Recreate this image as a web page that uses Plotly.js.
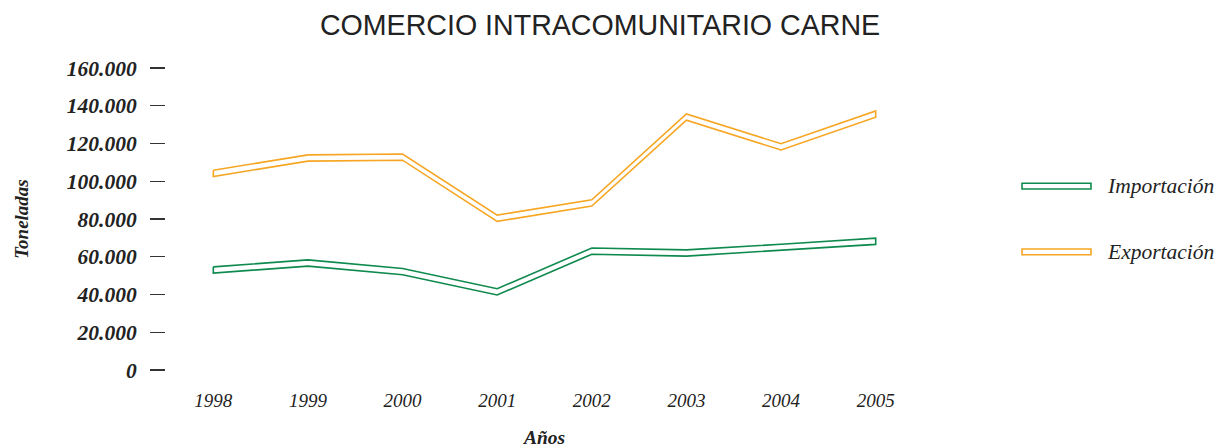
<!DOCTYPE html>
<html>
<head>
<meta charset="utf-8">
<script src="https://cdn.plot.ly/plotly-3.0.1.min.js"></script>
<style>html,body{margin:0;padding:0;background:#fff;}#chart{width:1226px;height:448px;}</style>
</head>
<body>
<div id="chart"></div>
<script>
// ---- data ----
const years = ['1998', '1999', '2000', '2001', '2002', '2003', '2004', '2005'];
const importacion = [53000, 56700, 52100, 41400, 63000, 62000, 65000, 68200];
const exportacion = [104200, 112300, 112800, 80400, 88500, 134000, 118200, 135600];
const seriesNames = ['Importación', 'Exportación'];
const yTickVals = [0, 20000, 40000, 60000, 80000, 100000, 120000, 140000, 160000];

// ---- style ----
const colors = ['#0e8a4e', '#f6a623'];
const ribbonDepth = 3300; // vertical thickness of the ribbon, in axis units
const serif = 'Liberation Serif, Times New Roman, serif';

function ribbon(values, name, color) {
  const top = values.map(v => v + ribbonDepth / 2);
  const bottom = values.map(v => v - ribbonDepth / 2);
  const xs = years.concat(years.slice().reverse(), [years[0]]);
  const ys = top.concat(bottom.slice().reverse(), [top[0]]);
  return {
    type: 'scatter', mode: 'lines', name: name,
    x: xs, y: ys,
    fill: 'toself', fillcolor: '#ffffff',
    line: {color: color, width: 1.6, shape: 'linear'},
    showlegend: false, hoverinfo: 'skip'
  };
}

const traces = [
  ribbon(importacion, seriesNames[0], colors[0]),
  ribbon(exportacion, seriesNames[1], colors[1])
];

// manual legend: outlined bar + italic label
const legendY = [0.609, 0.391];
const shapes = [];
const annotations = [];
seriesNames.forEach((n, i) => {
  shapes.push({
    type: 'rect', xref: 'paper', yref: 'paper', layer: 'above',
    x0: 1.1308, x1: 1.2219, y0: legendY[i] - 0.0095, y1: legendY[i] + 0.0095,
    line: {color: colors[i], width: 1.6}, fillcolor: '#ffffff'
  });
  annotations.push({
    xref: 'paper', yref: 'paper', x: 1.241, y: legendY[i],
    xanchor: 'left', yanchor: 'middle', showarrow: false,
    text: n, font: {family: serif, size: 21.5, color: '#222', style: 'italic'}
  });
});

const layout = {
  width: 1226, height: 448,
  margin: {l: 166, r: 303, t: 68, b: 78},
  paper_bgcolor: '#ffffff', plot_bgcolor: '#ffffff',
  separators: ',.',
  showlegend: false,
  title: {
    text: 'COMERCIO INTRACOMUNITARIO CARNE',
    font: {family: 'Liberation Sans, Arial, sans-serif', size: 28.6, color: '#222'},
    x: 600 / 1226, xanchor: 'center', xref: 'container',
    y: 1 - 25 / 448, yref: 'container', yanchor: 'middle'
  },
  xaxis: {
    type: 'category', categoryorder: 'array', categoryarray: years,
    range: [-0.5, 7.5], showgrid: false, zeroline: false, showline: false,
    ticks: '', ticklabelstandoff: 17,
    tickfont: {family: serif, size: 19, color: '#222', style: 'italic'},
    title: {text: 'Años', standoff: 24,
      font: {family: serif, size: 19.5, color: '#222', weight: 'bold', style: 'italic'}}
  },
  yaxis: {
    range: [0, 160000], tickvals: yTickVals, tickformat: ',d',
    showgrid: false, zeroline: false, showline: false,
    ticks: 'outside', ticklen: 15, tickwidth: 1.1, tickcolor: '#333',
    ticklabelstandoff: 9,
    tickfont: {family: serif, size: 21.5, color: '#222', weight: 'bold', style: 'italic'},
    title: {text: 'Toneladas', standoff: 33,
      font: {family: serif, size: 19, color: '#222', weight: 'bold', style: 'italic'}}
  },
  shapes: shapes,
  annotations: annotations
};

Plotly.newPlot('chart', traces, layout, {displayModeBar: false, staticPlot: true});
</script>
</body>
</html>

○ ○ ○ ○

## Exercise task:
Using the data above, write out every line exactly, leaving the images behind.

## Result of this task:
Recreate this image as a web page that uses Plotly.js.
<!DOCTYPE html>
<html>
<head>
<meta charset="utf-8">
<script src="https://cdn.plot.ly/plotly-3.0.1.min.js"></script>
<style>html,body{margin:0;padding:0;background:#fff;}#chart{width:1226px;height:448px;}</style>
</head>
<body>
<div id="chart"></div>
<script>
// ---- data ----
const years = ['1998', '1999', '2000', '2001', '2002', '2003', '2004', '2005'];
const importacion = [53000, 56700, 52100, 41400, 63000, 62000, 65000, 68200];
const exportacion = [104200, 112300, 112800, 80400, 88500, 134000, 118200, 135600];
const seriesNames = ['Importación', 'Exportación'];
const yTickVals = [0, 20000, 40000, 60000, 80000, 100000, 120000, 140000, 160000];

// ---- style ----
const colors = ['#0e8a4e', '#f6a623'];
const ribbonDepth = 3300; // vertical thickness of the ribbon, in axis units
const serif = 'Liberation Serif, Times New Roman, serif';

function ribbon(values, name, color) {
  const top = values.map(v => v + ribbonDepth / 2);
  const bottom = values.map(v => v - ribbonDepth / 2);
  const xs = years.concat(years.slice().reverse(), [years[0]]);
  const ys = top.concat(bottom.slice().reverse(), [top[0]]);
  return {
    type: 'scatter', mode: 'lines', name: name,
    x: xs, y: ys,
    fill: 'toself', fillcolor: '#ffffff',
    line: {color: color, width: 1.6, shape: 'linear'},
    showlegend: false, hoverinfo: 'skip'
  };
}

const traces = [
  ribbon(importacion, seriesNames[0], colors[0]),
  ribbon(exportacion, seriesNames[1], colors[1])
];

// manual legend: outlined bar + italic label
const legendY = [0.609, 0.391];
const shapes = [];
const annotations = [];
seriesNames.forEach((n, i) => {
  shapes.push({
    type: 'rect', xref: 'paper', yref: 'paper', layer: 'above',
    x0: 1.1308, x1: 1.2219, y0: legendY[i] - 0.0095, y1: legendY[i] + 0.0095,
    line: {color: colors[i], width: 1.6}, fillcolor: '#ffffff'
  });
  annotations.push({
    xref: 'paper', yref: 'paper', x: 1.241, y: legendY[i],
    xanchor: 'left', yanchor: 'middle', showarrow: false,
    text: n, font: {family: serif, size: 21.5, color: '#222', style: 'italic'}
  });
});

const layout = {
  width: 1226, height: 448,
  margin: {l: 166, r: 303, t: 68, b: 78},
  paper_bgcolor: '#ffffff', plot_bgcolor: '#ffffff',
  separators: ',.',
  showlegend: false,
  title: {
    text: 'COMERCIO INTRACOMUNITARIO CARNE',
    font: {family: 'Liberation Sans, Arial, sans-serif', size: 28.6, color: '#222'},
    x: 600 / 1226, xanchor: 'center', xref: 'container',
    y: 1 - 25 / 448, yref: 'container', yanchor: 'middle'
  },
  xaxis: {
    type: 'category', categoryorder: 'array', categoryarray: years,
    range: [-0.5, 7.5], showgrid: false, zeroline: false, showline: false,
    ticks: '', ticklabelstandoff: 17,
    tickfont: {family: serif, size: 19, color: '#222', style: 'italic'},
    title: {text: 'Años', standoff: 24,
      font: {family: serif, size: 19.5, color: '#222', weight: 'bold', style: 'italic'}}
  },
  yaxis: {
    range: [0, 160000], tickvals: yTickVals, tickformat: ',d',
    showgrid: false, zeroline: false, showline: false,
    ticks: 'outside', ticklen: 15, tickwidth: 1.1, tickcolor: '#333',
    ticklabelstandoff: 9,
    tickfont: {family: serif, size: 21.5, color: '#222', weight: 'bold', style: 'italic'},
    title: {text: 'Toneladas', standoff: 33,
      font: {family: serif, size: 19, color: '#222', weight: 'bold', style: 'italic'}}
  },
  shapes: shapes,
  annotations: annotations
};

Plotly.newPlot('chart', traces, layout, {displayModeBar: false, staticPlot: true});
</script>
</body>
</html>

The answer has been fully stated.